The Dodecanese and Turkey crossover seven-night. Embark Kos Marina, Bodrum for one night with full Turkish clearance, Datca peninsula at Bozburun for two nights, return to Greece at Symi for two nights, Rhodes for one night, disembark. Seven nights. A week that uses the Dodecanese as the dual-flag base.

The full Dodecanese ten-night. Embark Rhodes, Symi for two nights, Tilos and Astypalaia for two nights inside the chain, Patmos for two nights, Lipsi and Leros for two nights, Kos and Kalymnos for two nights, disembark Kos one-way. Ten nights. A bracket-fit that takes the full chain north to south.

For destination context see Charter Dodecanese, Charter Rhodes, and Best charter yachts Greece.

What the bracket does not do well in the Dodecanese

Single-flag Rhodes-only weeks. The destination's value runs north through the chain and across to the Turkish coast and a Rhodes-only week loses the bracket's footprint. The bracket's case at the Dodecanese is the chain rotation, not the embarkation island.

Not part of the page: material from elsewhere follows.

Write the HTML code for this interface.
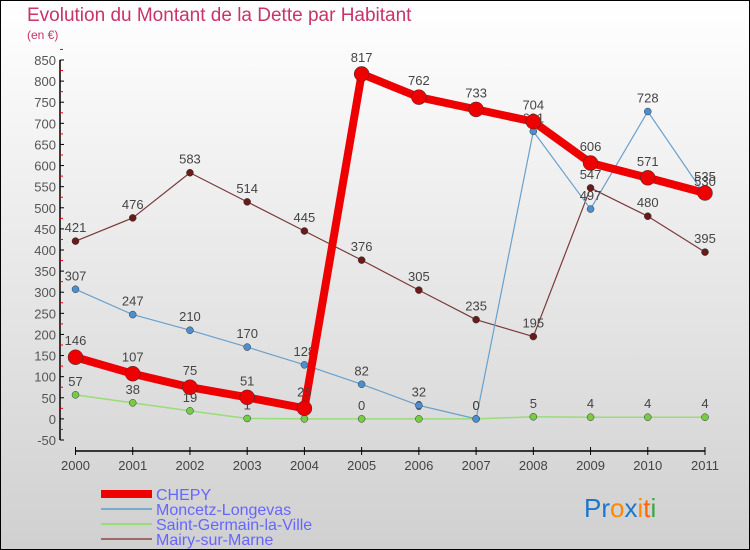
<!DOCTYPE html>
<html><head><meta charset="utf-8"><style>
body{margin:0}
#wrap{position:relative;width:748px;height:548px;border:1px solid #000;background:linear-gradient(#fff,#d0d0d0);font-family:"Liberation Sans",sans-serif;overflow:hidden}
.t{position:absolute;color:#c8336a}
</style></head><body>
<div id="wrap">
<div class="t" style="left:26px;top:4px;font-size:19px">Evolution du Montant de la Dette par Habitant</div>
<div class="t" style="left:26px;top:27px;font-size:12px">(en €)</div>
<svg id="svg" width="748" height="548" style="position:absolute;left:0;top:0"></svg>
</div>
<script>
const years=[2000,2001,2002,2003,2004,2005,2006,2007,2008,2009,2010,2011];
const yTicks=[-50,0,50,100,150,200,250,300,350,400,450,500,550,600,650,700,750,800,850];
const chepy=[146,107,75,51,25,817,762,733,704,606,571,535];
const moncetz=[307,247,210,170,128,82,32,0,681,497,728,530];
const saint=[57,38,19,1,0,0,0,0,5,4,4,4];
const mairy=[421,476,583,514,445,376,305,235,195,547,480,395];
const svg=document.getElementById('svg');
const NS='http://www.w3.org/2000/svg';
function x(i){return 74.5+i*(704-74.5)/11;}
function y(v){return 59+(850-v)*(380/900);}
function mk(t,a,p){const e=document.createElementNS(NS,t);for(const k in a)e.setAttribute(k,a[k]);(p||svg).appendChild(e);return e;}
// axes
let ax=mk('line',{x1:59,y1:y(850),x2:59,y2:y(-50),stroke:'#000','stroke-width':1.5});

yTicks.forEach(v=>{mk('line',{x1:59,y1:y(v),x2:63,y2:y(v),stroke:'#000'});
 mk('line',{x1:59,y1:y(v+25),x2:62,y2:y(v+25),stroke:'#e00'});
 const t=mk('text',{x:55,y:y(v)+5,'text-anchor':'end','font-size':13,fill:'#555'});t.textContent=v;
 });
let xa=mk('line',{x1:x(0),y1:450,x2:x(11),y2:450,stroke:'#000','stroke-width':1.5});

years.forEach((yr,i)=>{mk('line',{x1:x(i),y1:446,x2:x(i),y2:454,stroke:'#000'});
 const t=mk('text',{x:x(i),y:469,'text-anchor':'middle','font-size':13,fill:'#444'});t.textContent=yr;
 });
function series(data,color,w,r,dot,name,labOff){
 const g=mk('g',{});
 mk('polyline',{points:data.map((v,i)=>x(i)+','+y(v)).join(' '),fill:'none',stroke:color,'stroke-width':w,'stroke-linejoin':'round'},g);
 data.forEach((v,i)=>{const c=mk('circle',{cx:x(i),cy:y(v),r:r,fill:dot,stroke:'#333','stroke-width':0.5},g);
  
  const t=mk('text',{x:x(i),y:y(v)-labOff,'text-anchor':'middle','font-size':13,fill:'#444'},g);t.textContent=v;});
}
series(mairy,'#7a3a3a',1.2,3.5,'#6a1a1a','mairy-series',9);
series(saint,'#99dd77',1.5,3.5,'#77cc44','saint-germain-series',9);
series(moncetz,'#6aa0cc',1.2,3.5,'#4a90d0','moncetz-series',9);
series(chepy,'#ee0000',8,7.5,'#ee0000','chepy-series',12);
// legend
const leg=[['CHEPY','#ee0000',8],['Moncetz-Longevas','#7aaacc',2],['Saint-Germain-la-Ville','#99dd77',2],['Mairy-sur-Marne','#a06a6a',2]];
leg.forEach((l,i)=>{const yy=493+i*15;
 const g=mk('g',{});
 mk('line',{x1:100,y1:yy,x2:151,y2:yy,stroke:l[1],'stroke-width':l[2]},g);
 const t=mk('text',{x:155,y:yy+6,'font-size':16,fill:'#6666ff'},g);t.textContent=l[0];});
// logo
const lg=mk('text',{x:583,y:516,'font-size':26,'font-family':'Liberation Sans'});

[['Pr','#1a77cc'],['o','#ff8800'],['x','#1a77cc'],['i','#ff8800'],['t','#ff6600'],['i','#33aa44']].forEach(p=>{const s=mk('tspan',{fill:p[1]},lg);s.textContent=p[0];});
</script>
</body></html>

Turkey crossover without dual-flag pre-clearance. The Turkish customs clearance at Bodrum or Datca runs an established procedure but the bracket needs the central agent's pre-clearance file in the captain's hands before the booked week. We would pass on any Turkey-crossing peak-week plan that has the clearance pending at boarding.

Stationary Mandraki harbour weeks. The Rhodes alongside is a base and the bracket's value runs at anchor across Symi, Lindos, and the chain. We would pass on any plan that anchors the trip socially in Rhodes Old Town without the chain rotation.

What to book

For two couples, seven days in early August, Rhodes base with two nights at Symi and three nights at Patmos: a 43m motor yacht with 5 cabins and at-anchor stabilizers, embarkation Rhodes Mandraki, round trip via the Kos lay-over. Budget $220K plus APA, all-in roughly $295K. Booking lead time: 8 to 11 months.

For a family of 10, ten days in late July, full chain north to south with the Turkey crossover at Datca: a 47m motor yacht with 6 cabins, twin tenders, dual-flag clearance pre-confirmed, embarkation Rhodes, disembark Kos one-way. Budget $260K plus APA, all-in roughly $350K. Booking lead time: 10 to 13 months including dual-flag clearance lead.

For a friend group of 8, seven days in mid-September, Dodecanese shoulder with Bodrum tail and Symi midweek: a 42m motor yacht with 5 cabins, embarkation Kos, Turkish crossover for two nights at Bodrum, Greek return for the midweek. Budget $185K plus APA, all-in roughly $245K. Booking lead time: 7 to 10 months including clearance.

Vintage and refit checks

The Dodecanese 40 to 50m fleet runs eastern-Aegean tonnage with strong representation from the Turkish yards positioning out of Bodrum and Marmaris, plus the Italian and Dutch yards running the Greek summer. Benetti, Sanlorenzo, Heesen, Codecasa, Mondomarine, Sunseeker, and the larger Turkish yards (CMB, Bilgin, AvA, Mengi-Yay) dominate the calling pattern. A 2017 to 2024 build with at-anchor stabilizers, twin tenders, dual-flag operational history, and a refit within 24 months of the booked week is the zone. We would pass on any unit booked for the Dodecanese without confirmed dual-flag clearance documentation if the routing crosses, on any peak-week booking without a confirmed Symi anchorage plan, and on any unit whose tender complement is single-tender at this LOA.